Hans Teeuwen: Smooth and Painful

★★★★
archive review (edinburgh) | Read in About 2 minutes
33329 large
115270 original
Published 12 Aug 2010

This is only his third solo show at the Fringe, but already the Fringe wouldn't be the same without Hans Teeuwen. Reprising several routines from his brief 2009 run, the absurdist Dutchman’s jazz mentality sees his compositions repeated yet phrased slightly differently, with fresh movements added to the mix. His childhood memories of the Fairytale Forest and its creatures, the archetypal conventions of such stories subverted by his steadfast refusal to indulge their cutesy logic, are now less intentionally stilted, and his interaction less awkward, making for a far more effective payoff when he introduces a lion with an unexpected problem.

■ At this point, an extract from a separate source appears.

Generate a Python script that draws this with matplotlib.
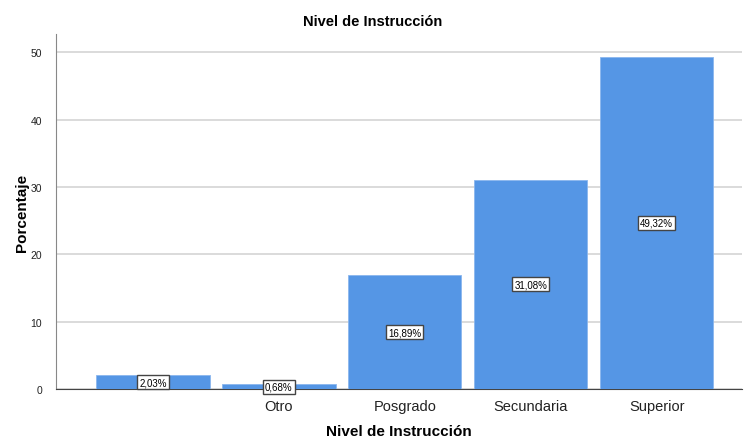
import matplotlib
matplotlib.use("Agg")
import matplotlib.pyplot as plt

categories = ["", "Otro", "Posgrado", "Secundaria", "Superior"]
values = [2.03, 0.68, 16.89, 31.08, 49.32]
labels = ["2,03%", "0,68%", "16,89%", "31,08%", "49,32%"]
yticks = [0, 10, 20, 30, 40, 50]

plt.rcParams['font.family'] = ['Liberation Sans', 'DejaVu Sans']

fig = plt.figure(figsize=(7.46, 4.39), dpi=100)
ax = fig.add_axes([0.075, 0.1116, 0.92, 0.8087])

x = list(range(len(categories)))
ax.bar(x, values, width=0.9, color="#5596e5", edgecolor="#8ab6ee", linewidth=0.6, zorder=3)

for xi, v, lab in zip(x, values, labels):
    ax.text(xi, v / 2, lab, ha="center", va="center", fontsize=7, color="black", zorder=5,
            bbox=dict(boxstyle="square,pad=0.2", facecolor="white", edgecolor="#444444", linewidth=1))

ax.set_xlim(-0.77, 4.68)
ax.set_ylim(0, 52.7)
ax.set_yticks(yticks)
ax.set_yticklabels([str(t) for t in yticks], fontsize=7.5, color="#222222")
ax.set_xticks(x)
ax.set_xticklabels(categories, fontsize=10.5, color="#222222")
ax.tick_params(axis="both", length=0)
ax.tick_params(axis="x", pad=7)
ax.tick_params(axis="y", pad=10)

ax.yaxis.grid(True, color="#d4d4d4", linewidth=1.2, zorder=0)
ax.set_axisbelow(True)

for s in ["top", "right"]:
    ax.spines[s].set_visible(False)
ax.spines["left"].set_color("#888888")
ax.spines["bottom"].set_color("#444444")

fig.text(0.5, 1 - 22 / 439, "Nivel de Instrucción", fontsize=10.5, fontweight="bold",
         ha="center", va="center")
ax.set_xlabel("Nivel de Instrucción", fontsize=11, fontweight="bold", labelpad=8)
ax.set_ylabel("Porcentaje", fontsize=11, fontweight="bold", labelpad=1)

fig.savefig("out.png", dpi=100)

In truth, there’s far greater structure to his chaos now, which is not to say that he can’t still surprise with a sneering diatribe against world music – merely that his first half-hour, in particular, is buoyed along smoothly on a masterfully maintained, if delightfully anarchic rhythm. A card trick, clearly doomed to fail, brings a moment of intense self-recrimination that sucks the audience deep into his ridiculous despair and draws the room’s energy with it. So he releases it immediately with a crowd-pleasing rendition of Mozart. On his teeth. With a lighter.

Appreciating that his musical virtuosity can always buy him time and applause, he’s free to take greater risks during his patience-testing extended narratives – his father’s reassurance that the young Teeuwen is safe from sharks becoming a wonderfully unhinged comment on his marriage. The I Like ... piano finale remains grubby, tremendous fun, so regardless of whether you saw him last year, seek Teeuwen out again.